Source code of charts
◆ ◆ ◆ ◆ ◆

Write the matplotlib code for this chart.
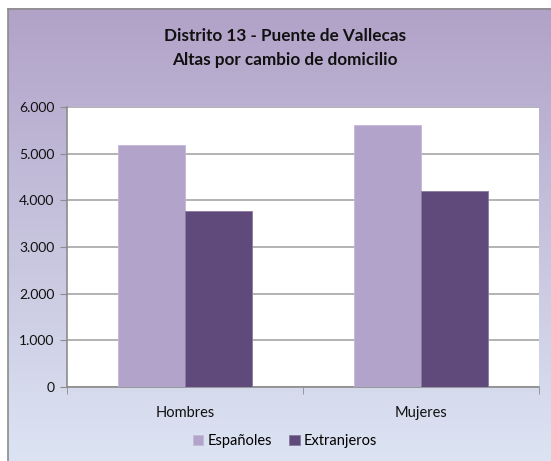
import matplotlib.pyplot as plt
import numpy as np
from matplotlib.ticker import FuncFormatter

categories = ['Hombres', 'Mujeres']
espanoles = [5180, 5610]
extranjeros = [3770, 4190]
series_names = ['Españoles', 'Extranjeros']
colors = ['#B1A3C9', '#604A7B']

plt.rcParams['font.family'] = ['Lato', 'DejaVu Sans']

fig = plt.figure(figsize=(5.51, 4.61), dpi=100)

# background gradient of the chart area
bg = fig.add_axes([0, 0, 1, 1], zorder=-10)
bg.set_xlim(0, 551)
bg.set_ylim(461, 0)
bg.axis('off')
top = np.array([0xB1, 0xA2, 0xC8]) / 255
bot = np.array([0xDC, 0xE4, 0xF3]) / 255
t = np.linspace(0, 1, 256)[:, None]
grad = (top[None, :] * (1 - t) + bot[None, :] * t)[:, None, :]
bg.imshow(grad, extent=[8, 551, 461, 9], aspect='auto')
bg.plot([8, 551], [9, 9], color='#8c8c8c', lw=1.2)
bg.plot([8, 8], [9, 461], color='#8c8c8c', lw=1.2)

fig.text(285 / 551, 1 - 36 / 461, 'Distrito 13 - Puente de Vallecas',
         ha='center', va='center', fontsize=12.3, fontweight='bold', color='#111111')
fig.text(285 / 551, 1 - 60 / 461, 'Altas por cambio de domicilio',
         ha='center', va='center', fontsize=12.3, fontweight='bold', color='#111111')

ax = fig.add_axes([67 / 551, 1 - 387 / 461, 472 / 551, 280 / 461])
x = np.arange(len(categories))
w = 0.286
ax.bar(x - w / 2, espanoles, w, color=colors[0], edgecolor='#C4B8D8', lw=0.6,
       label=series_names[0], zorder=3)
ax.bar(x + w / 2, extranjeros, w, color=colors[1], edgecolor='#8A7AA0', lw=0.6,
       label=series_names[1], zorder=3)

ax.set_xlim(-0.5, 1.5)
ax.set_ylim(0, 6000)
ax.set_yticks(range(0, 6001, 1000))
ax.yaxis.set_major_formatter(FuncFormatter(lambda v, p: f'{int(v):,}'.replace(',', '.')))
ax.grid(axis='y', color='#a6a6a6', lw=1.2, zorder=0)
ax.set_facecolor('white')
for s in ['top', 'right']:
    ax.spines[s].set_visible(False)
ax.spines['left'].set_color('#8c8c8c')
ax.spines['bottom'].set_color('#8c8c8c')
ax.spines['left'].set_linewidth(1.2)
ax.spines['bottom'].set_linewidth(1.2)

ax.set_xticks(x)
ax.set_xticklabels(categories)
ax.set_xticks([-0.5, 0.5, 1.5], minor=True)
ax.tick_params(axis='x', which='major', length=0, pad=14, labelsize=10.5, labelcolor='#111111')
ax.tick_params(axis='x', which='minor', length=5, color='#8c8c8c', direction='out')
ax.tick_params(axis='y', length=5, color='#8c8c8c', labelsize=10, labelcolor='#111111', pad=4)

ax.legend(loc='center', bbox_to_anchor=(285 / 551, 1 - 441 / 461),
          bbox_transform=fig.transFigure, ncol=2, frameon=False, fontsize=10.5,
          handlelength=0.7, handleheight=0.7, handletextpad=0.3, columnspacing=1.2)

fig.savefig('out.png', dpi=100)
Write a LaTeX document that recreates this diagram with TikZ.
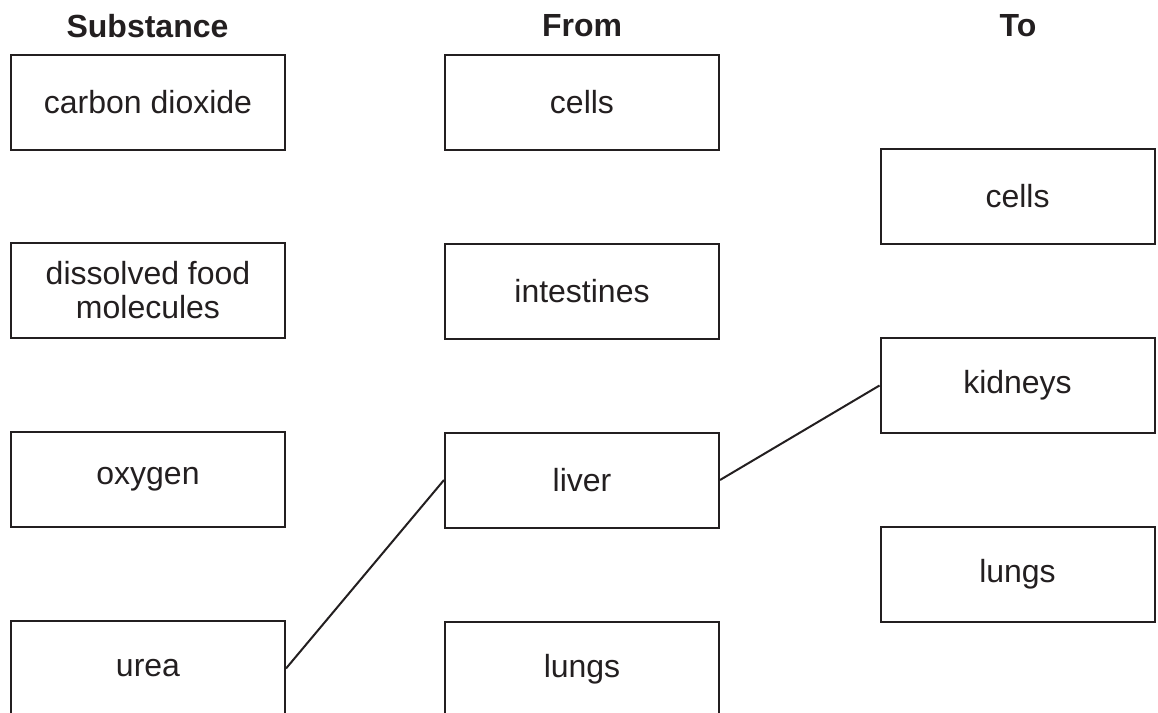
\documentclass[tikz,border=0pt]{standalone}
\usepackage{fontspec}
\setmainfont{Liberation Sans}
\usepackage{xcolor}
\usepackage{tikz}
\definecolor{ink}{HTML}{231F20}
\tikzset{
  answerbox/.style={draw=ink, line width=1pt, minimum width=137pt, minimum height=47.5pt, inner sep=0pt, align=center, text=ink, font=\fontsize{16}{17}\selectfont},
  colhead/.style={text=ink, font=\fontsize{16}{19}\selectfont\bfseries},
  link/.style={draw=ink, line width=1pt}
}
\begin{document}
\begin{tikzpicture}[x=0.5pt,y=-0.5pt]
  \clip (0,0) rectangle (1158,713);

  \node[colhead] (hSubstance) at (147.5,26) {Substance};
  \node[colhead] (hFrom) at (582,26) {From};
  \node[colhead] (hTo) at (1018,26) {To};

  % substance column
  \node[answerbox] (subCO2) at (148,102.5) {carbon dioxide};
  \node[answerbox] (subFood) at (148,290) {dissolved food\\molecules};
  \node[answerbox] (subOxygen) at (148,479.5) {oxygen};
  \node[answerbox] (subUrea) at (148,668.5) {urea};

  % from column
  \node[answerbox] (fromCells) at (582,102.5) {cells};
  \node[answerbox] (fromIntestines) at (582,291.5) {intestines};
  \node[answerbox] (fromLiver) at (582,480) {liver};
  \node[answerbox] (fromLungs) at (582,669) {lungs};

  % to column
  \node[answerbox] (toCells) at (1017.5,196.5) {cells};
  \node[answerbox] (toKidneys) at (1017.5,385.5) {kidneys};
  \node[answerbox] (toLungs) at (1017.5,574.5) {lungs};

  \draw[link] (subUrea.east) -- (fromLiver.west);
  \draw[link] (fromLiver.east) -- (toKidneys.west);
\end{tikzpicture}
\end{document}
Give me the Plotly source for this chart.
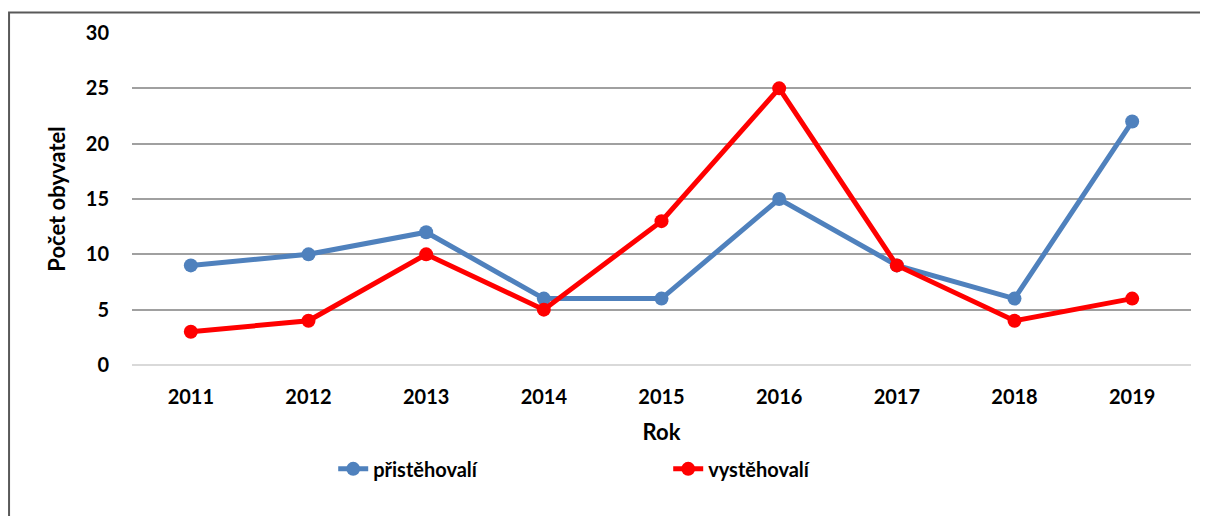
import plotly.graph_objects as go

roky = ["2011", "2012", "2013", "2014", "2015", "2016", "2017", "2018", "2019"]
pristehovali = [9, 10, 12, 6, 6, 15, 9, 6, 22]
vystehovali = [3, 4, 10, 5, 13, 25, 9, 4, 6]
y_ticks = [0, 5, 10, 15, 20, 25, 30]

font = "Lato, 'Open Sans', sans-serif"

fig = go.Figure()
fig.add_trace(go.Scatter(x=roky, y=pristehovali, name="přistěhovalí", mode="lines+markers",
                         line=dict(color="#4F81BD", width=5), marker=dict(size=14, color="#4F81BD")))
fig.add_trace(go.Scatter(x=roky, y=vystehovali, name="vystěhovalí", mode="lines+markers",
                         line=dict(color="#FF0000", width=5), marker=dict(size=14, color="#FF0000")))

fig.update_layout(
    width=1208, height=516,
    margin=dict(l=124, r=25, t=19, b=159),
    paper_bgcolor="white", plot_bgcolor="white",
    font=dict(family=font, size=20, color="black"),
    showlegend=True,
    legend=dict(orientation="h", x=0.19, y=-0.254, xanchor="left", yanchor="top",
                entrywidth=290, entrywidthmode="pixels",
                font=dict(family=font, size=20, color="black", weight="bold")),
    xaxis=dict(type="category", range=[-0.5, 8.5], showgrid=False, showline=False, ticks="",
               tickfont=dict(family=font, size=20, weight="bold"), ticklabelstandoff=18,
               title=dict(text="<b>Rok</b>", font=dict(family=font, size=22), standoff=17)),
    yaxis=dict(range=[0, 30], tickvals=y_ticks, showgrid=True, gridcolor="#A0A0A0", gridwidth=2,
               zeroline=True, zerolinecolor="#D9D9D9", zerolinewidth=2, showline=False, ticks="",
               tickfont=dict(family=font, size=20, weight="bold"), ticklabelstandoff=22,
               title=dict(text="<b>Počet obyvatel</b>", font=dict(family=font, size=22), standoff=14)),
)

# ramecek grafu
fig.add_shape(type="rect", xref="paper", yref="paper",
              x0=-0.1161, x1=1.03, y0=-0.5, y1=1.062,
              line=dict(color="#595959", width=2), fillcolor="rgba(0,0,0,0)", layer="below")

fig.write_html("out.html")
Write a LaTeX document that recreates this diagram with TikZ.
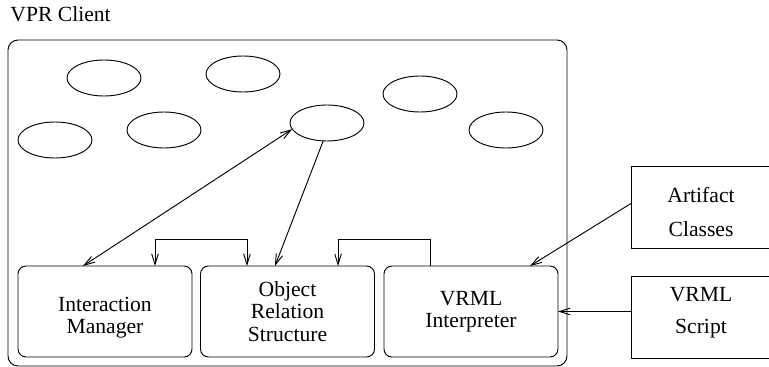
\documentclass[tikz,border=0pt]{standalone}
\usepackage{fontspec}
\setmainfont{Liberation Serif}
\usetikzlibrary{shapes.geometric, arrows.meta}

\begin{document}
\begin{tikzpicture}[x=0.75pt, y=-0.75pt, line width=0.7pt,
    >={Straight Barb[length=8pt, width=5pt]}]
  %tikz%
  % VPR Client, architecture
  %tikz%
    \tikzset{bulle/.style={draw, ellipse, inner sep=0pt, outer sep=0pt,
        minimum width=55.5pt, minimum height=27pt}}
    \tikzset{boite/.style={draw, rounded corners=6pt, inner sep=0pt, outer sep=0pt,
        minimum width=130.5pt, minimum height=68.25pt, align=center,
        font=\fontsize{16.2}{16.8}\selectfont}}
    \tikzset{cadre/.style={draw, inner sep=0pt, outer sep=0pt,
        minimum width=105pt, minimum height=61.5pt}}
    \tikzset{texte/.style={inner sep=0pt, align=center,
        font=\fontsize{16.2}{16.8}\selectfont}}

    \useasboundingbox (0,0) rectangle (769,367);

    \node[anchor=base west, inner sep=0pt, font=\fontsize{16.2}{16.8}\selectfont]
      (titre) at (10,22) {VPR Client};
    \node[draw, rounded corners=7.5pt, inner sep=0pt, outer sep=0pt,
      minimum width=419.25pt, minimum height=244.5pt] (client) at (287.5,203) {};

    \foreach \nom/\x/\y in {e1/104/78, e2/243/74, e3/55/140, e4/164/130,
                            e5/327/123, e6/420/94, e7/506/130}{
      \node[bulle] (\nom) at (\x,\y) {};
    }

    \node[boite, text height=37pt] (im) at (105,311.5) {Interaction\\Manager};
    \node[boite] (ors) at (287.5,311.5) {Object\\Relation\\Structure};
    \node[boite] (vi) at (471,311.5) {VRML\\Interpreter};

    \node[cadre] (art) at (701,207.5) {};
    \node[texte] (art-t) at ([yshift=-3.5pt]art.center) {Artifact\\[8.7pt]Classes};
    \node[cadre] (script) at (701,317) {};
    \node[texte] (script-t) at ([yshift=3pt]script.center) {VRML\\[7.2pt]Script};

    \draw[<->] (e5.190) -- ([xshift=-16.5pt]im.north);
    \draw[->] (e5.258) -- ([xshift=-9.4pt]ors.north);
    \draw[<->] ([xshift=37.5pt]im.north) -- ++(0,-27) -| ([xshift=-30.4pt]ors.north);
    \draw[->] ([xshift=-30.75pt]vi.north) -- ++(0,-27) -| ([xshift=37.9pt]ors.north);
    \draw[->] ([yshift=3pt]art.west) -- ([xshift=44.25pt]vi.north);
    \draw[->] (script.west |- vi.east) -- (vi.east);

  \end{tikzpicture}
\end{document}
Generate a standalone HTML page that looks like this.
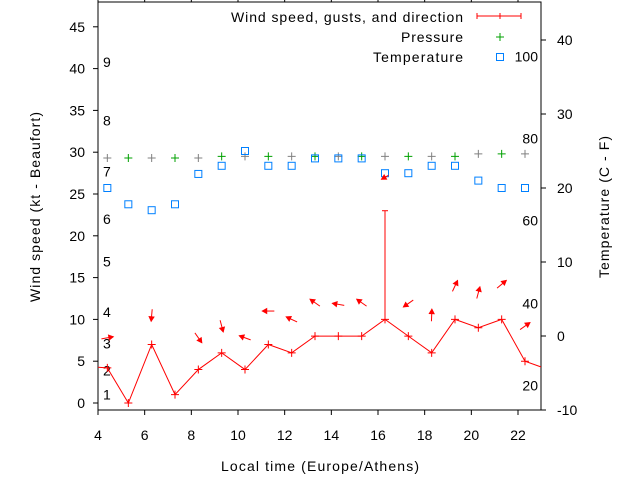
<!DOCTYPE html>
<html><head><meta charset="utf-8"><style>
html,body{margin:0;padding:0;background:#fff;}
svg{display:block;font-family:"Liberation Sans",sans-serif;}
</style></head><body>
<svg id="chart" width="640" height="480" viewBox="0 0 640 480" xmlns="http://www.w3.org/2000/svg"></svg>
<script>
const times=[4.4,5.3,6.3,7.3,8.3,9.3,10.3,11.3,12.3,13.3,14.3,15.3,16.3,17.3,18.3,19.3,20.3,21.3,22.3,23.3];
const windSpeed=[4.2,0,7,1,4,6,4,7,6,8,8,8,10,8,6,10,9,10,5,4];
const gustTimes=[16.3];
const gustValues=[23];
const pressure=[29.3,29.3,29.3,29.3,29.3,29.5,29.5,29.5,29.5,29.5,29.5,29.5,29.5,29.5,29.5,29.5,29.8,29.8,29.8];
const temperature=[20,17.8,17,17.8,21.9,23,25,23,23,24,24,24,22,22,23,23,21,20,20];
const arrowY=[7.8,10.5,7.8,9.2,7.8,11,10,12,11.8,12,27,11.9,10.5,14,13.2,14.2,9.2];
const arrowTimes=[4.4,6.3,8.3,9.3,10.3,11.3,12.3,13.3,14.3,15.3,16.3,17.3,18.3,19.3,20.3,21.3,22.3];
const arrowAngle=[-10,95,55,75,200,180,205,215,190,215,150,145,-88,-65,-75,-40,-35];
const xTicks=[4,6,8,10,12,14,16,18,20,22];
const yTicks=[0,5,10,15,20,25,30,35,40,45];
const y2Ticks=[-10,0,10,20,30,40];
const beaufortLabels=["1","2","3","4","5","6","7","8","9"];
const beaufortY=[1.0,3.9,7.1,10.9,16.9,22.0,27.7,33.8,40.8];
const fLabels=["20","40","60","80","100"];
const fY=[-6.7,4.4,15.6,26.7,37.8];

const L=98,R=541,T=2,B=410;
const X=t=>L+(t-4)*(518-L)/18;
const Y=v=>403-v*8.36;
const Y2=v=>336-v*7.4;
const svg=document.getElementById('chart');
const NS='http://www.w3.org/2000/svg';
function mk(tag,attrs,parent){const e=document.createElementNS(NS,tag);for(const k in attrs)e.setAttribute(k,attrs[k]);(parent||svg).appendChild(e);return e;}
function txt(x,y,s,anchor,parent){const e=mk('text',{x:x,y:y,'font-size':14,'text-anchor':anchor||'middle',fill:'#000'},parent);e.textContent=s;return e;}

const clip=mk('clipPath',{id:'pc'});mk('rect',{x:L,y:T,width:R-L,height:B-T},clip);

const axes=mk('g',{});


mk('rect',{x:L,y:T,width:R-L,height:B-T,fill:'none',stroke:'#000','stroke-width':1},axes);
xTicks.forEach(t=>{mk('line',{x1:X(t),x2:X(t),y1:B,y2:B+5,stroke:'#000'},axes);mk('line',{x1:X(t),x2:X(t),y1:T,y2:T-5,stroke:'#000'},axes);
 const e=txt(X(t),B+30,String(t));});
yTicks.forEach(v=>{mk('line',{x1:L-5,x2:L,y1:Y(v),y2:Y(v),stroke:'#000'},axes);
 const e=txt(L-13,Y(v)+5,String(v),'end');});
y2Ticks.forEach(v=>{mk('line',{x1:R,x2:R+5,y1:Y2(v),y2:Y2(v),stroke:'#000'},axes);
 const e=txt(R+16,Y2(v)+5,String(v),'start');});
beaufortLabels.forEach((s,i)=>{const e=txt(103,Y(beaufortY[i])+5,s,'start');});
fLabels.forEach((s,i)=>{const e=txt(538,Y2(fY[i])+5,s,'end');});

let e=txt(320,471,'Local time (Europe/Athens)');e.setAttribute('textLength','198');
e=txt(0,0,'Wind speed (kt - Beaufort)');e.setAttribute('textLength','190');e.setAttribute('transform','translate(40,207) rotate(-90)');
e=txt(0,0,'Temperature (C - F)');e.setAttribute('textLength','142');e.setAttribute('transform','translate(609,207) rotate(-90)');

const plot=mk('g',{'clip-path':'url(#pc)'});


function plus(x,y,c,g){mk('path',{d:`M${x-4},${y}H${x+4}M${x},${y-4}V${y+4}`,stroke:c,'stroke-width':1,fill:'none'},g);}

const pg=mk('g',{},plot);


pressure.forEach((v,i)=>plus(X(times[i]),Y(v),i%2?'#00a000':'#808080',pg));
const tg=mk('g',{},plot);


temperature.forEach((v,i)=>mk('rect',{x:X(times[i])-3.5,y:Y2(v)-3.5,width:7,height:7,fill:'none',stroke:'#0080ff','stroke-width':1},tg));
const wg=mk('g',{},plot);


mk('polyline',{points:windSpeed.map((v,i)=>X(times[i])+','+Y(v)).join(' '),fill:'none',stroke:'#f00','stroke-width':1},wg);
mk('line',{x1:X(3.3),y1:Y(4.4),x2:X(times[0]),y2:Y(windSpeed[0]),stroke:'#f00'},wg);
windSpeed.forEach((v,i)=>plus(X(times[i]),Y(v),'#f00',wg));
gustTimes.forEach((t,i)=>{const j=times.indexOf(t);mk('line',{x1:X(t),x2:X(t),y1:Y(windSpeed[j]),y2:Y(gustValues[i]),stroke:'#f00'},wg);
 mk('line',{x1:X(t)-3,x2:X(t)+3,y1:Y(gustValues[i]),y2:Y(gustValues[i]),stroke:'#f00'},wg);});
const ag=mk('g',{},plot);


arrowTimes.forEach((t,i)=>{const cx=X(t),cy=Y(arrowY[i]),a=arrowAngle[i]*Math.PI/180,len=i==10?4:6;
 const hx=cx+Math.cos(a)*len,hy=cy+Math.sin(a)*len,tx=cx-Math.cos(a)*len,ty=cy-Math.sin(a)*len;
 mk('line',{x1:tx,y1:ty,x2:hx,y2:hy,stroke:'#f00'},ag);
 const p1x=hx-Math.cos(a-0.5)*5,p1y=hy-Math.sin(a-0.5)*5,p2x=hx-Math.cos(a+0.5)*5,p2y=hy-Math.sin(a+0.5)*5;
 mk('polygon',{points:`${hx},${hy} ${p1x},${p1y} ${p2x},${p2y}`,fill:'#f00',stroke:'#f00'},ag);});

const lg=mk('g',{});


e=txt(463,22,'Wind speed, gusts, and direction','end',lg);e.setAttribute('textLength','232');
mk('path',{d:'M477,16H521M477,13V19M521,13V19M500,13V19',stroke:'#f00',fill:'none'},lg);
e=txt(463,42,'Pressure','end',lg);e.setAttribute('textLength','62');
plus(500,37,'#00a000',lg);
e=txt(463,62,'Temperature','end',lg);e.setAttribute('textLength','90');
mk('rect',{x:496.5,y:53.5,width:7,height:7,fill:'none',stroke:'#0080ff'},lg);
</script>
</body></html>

◆ ◆ ◆ ◆ ◆

• [WHAT IS ASKED]:
Exactly reproduce the run of lines from the start of the listing through the line with "ax.spines['bottom'].set_linewidth(1.2)", inclusive; pictures are not copied.

• [IN RESPONSE]:
Write the matplotlib code for this chart.
import matplotlib.pyplot as plt
import numpy as np
from matplotlib.ticker import FuncFormatter

categories = ['Hombres', 'Mujeres']
espanoles = [5180, 5610]
extranjeros = [3770, 4190]
series_names = ['Españoles', 'Extranjeros']
colors = ['#B1A3C9', '#604A7B']

plt.rcParams['font.family'] = ['Lato', 'DejaVu Sans']

fig = plt.figure(figsize=(5.51, 4.61), dpi=100)

# background gradient of the chart area
bg = fig.add_axes([0, 0, 1, 1], zorder=-10)
bg.set_xlim(0, 551)
bg.set_ylim(461, 0)
bg.axis('off')
top = np.array([0xB1, 0xA2, 0xC8]) / 255
bot = np.array([0xDC, 0xE4, 0xF3]) / 255
t = np.linspace(0, 1, 256)[:, None]
grad = (top[None, :] * (1 - t) + bot[None, :] * t)[:, None, :]
bg.imshow(grad, extent=[8, 551, 461, 9], aspect='auto')
bg.plot([8, 551], [9, 9], color='#8c8c8c', lw=1.2)
bg.plot([8, 8], [9, 461], color='#8c8c8c', lw=1.2)

fig.text(285 / 551, 1 - 36 / 461, 'Distrito 13 - Puente de Vallecas',
         ha='center', va='center', fontsize=12.3, fontweight='bold', color='#111111')
fig.text(285 / 551, 1 - 60 / 461, 'Altas por cambio de domicilio',
         ha='center', va='center', fontsize=12.3, fontweight='bold', color='#111111')

ax = fig.add_axes([67 / 551, 1 - 387 / 461, 472 / 551, 280 / 461])
x = np.arange(len(categories))
w = 0.286
ax.bar(x - w / 2, espanoles, w, color=colors[0], edgecolor='#C4B8D8', lw=0.6,
       label=series_names[0], zorder=3)
ax.bar(x + w / 2, extranjeros, w, color=colors[1], edgecolor='#8A7AA0', lw=0.6,
       label=series_names[1], zorder=3)

ax.set_xlim(-0.5, 1.5)
ax.set_ylim(0, 6000)
ax.set_yticks(range(0, 6001, 1000))
ax.yaxis.set_major_formatter(FuncFormatter(lambda v, p: f'{int(v):,}'.replace(',', '.')))
ax.grid(axis='y', color='#a6a6a6', lw=1.2, zorder=0)
ax.set_facecolor('white')
for s in ['top', 'right']:
    ax.spines[s].set_visible(False)
ax.spines['left'].set_color('#8c8c8c')
ax.spines['bottom'].set_color('#8c8c8c')
ax.spines['left'].set_linewidth(1.2)
ax.spines['bottom'].set_linewidth(1.2)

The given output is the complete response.